Given exercise: Every line that contains the word "seaborn" should be copied out.

Stored data:
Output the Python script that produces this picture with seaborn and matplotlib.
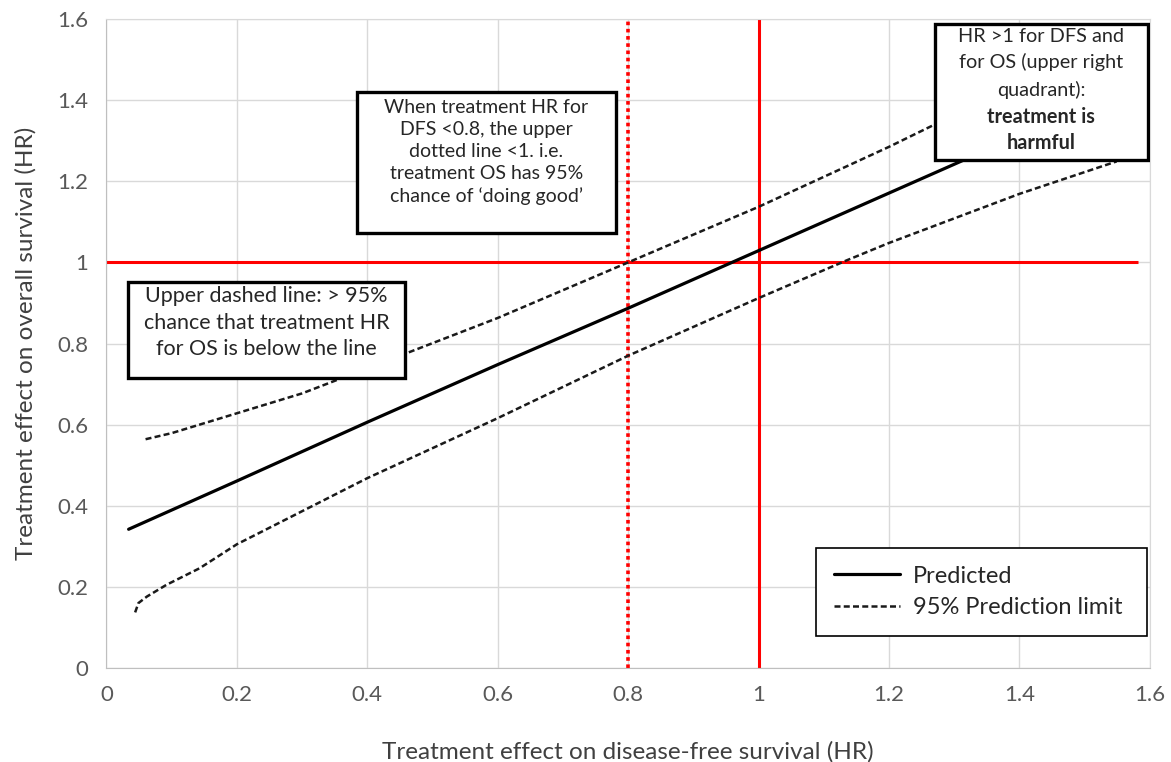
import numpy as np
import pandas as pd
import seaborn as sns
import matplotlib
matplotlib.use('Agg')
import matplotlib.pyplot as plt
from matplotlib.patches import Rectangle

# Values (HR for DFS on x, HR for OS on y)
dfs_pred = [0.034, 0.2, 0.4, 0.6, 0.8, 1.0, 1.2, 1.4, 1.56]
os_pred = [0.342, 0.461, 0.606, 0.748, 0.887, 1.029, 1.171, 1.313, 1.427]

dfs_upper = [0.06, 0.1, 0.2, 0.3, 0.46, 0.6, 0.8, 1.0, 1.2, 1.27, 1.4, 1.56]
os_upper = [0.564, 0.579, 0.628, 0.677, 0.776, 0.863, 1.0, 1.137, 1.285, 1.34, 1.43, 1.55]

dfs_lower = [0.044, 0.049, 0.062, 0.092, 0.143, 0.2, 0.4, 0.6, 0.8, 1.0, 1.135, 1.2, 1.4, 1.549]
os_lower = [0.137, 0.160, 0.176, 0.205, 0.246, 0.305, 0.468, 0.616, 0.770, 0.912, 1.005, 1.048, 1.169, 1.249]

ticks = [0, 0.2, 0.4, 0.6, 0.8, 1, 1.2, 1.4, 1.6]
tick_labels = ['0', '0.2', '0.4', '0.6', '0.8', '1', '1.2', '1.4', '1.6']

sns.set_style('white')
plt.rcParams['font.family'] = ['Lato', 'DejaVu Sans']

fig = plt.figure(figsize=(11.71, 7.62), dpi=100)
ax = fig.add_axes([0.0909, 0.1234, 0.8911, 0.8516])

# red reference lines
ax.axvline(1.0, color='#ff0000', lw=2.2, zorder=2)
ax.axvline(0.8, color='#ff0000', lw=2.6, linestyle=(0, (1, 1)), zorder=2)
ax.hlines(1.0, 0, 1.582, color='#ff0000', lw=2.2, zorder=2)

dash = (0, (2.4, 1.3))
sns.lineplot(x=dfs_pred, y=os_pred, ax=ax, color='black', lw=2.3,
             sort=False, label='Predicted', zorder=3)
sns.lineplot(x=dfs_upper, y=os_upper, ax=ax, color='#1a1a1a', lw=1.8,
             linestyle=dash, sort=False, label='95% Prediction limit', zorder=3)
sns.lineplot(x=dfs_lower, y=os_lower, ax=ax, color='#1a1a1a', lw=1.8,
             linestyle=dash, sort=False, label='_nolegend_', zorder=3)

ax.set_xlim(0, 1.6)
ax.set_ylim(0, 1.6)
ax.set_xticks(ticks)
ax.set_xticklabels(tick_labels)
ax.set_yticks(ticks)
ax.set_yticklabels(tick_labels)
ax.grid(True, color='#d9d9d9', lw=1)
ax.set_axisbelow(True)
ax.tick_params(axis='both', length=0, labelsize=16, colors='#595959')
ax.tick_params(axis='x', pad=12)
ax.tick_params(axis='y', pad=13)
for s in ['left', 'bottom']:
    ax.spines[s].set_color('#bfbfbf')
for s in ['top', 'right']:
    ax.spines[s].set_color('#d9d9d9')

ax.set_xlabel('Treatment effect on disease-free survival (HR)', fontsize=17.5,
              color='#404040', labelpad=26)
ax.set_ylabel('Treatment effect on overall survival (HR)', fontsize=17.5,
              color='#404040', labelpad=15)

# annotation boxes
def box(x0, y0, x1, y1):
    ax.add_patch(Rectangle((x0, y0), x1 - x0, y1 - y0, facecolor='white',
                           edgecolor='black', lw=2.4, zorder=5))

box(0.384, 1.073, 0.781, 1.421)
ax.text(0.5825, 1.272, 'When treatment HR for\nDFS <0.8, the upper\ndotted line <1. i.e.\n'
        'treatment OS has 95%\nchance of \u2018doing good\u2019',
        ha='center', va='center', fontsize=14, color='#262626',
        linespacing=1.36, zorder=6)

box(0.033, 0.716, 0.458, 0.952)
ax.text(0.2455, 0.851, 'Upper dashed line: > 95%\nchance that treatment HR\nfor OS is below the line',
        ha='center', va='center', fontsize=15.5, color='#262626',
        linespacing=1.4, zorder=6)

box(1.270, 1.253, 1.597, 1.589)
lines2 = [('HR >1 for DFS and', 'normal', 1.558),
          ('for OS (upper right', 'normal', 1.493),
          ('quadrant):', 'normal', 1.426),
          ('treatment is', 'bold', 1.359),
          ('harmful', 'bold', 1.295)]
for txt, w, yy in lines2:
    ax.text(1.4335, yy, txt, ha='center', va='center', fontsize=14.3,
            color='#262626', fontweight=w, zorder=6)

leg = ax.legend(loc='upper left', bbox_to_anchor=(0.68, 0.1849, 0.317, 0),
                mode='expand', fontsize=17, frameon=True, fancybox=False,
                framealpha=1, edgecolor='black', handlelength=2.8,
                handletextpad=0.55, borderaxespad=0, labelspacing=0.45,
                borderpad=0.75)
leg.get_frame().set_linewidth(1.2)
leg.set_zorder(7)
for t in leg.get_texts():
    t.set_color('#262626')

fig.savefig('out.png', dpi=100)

Completed task:
Output the Python script that produces this picture with seaborn and matplotlib.
import seaborn as sns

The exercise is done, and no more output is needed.